“Did voter fraud kill Edgar Allan Poe?”

WaPo:

He’s our reigning master of the macabre, whose ghostly imagination still transports us to the eeriest of places. But one of Edgar Allan Poe’s darkest stories didn’t come from his pen. It’s the haunting mystery of his own death.

On a fall morning in 1849, Poe died in a Baltimore hospital after a stranger had found him “in great distress” a few days earlier outside a polling place during an election. The 40-year-old had been missing for almost a week. His deathbed symptoms — fever and delusions — were so vague that they’ve spawned dozens of theories, including poisoning, alcoholism, rabies, syphilis, suicide and homicide.
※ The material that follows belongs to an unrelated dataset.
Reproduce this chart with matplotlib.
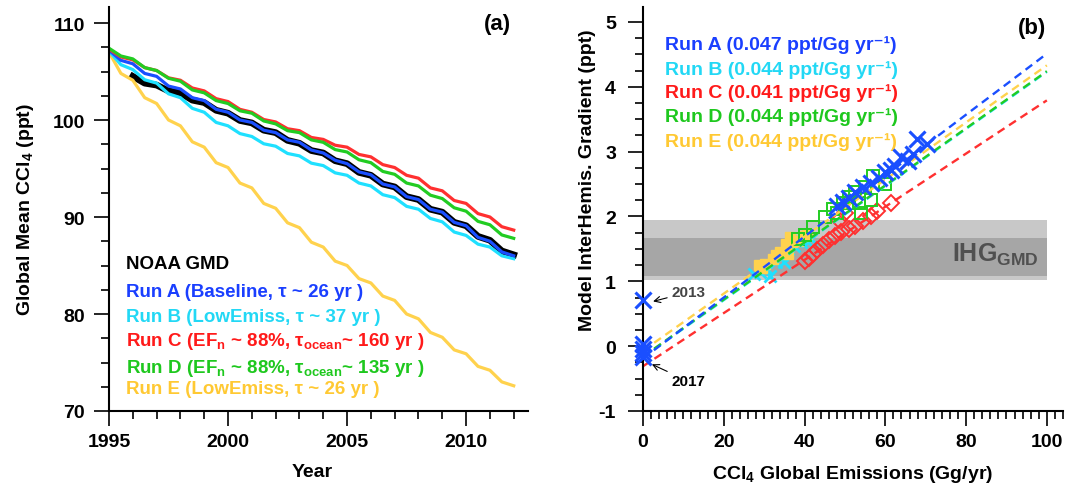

Now an Ohio journalist has conducted an extensive investigation into Poe’s death. In his new book, “A Mystery of Mysteries: The Death and Life of Edgar Allan Poe,” Mark Dawidziak contends that the evidence points to tuberculosis, an illness that is forever linked to artistic genius and literary martyrdom. But he says there’s a co-conspirator: an affliction known as election fraud.

Dawidziak believes that Poe failed to get proper medical care because he was “cooped” — an election-rigging scheme at the time that involvedsnatching someone from the streets, confining and perhaps drugging him, then trotting him out to vote again and again.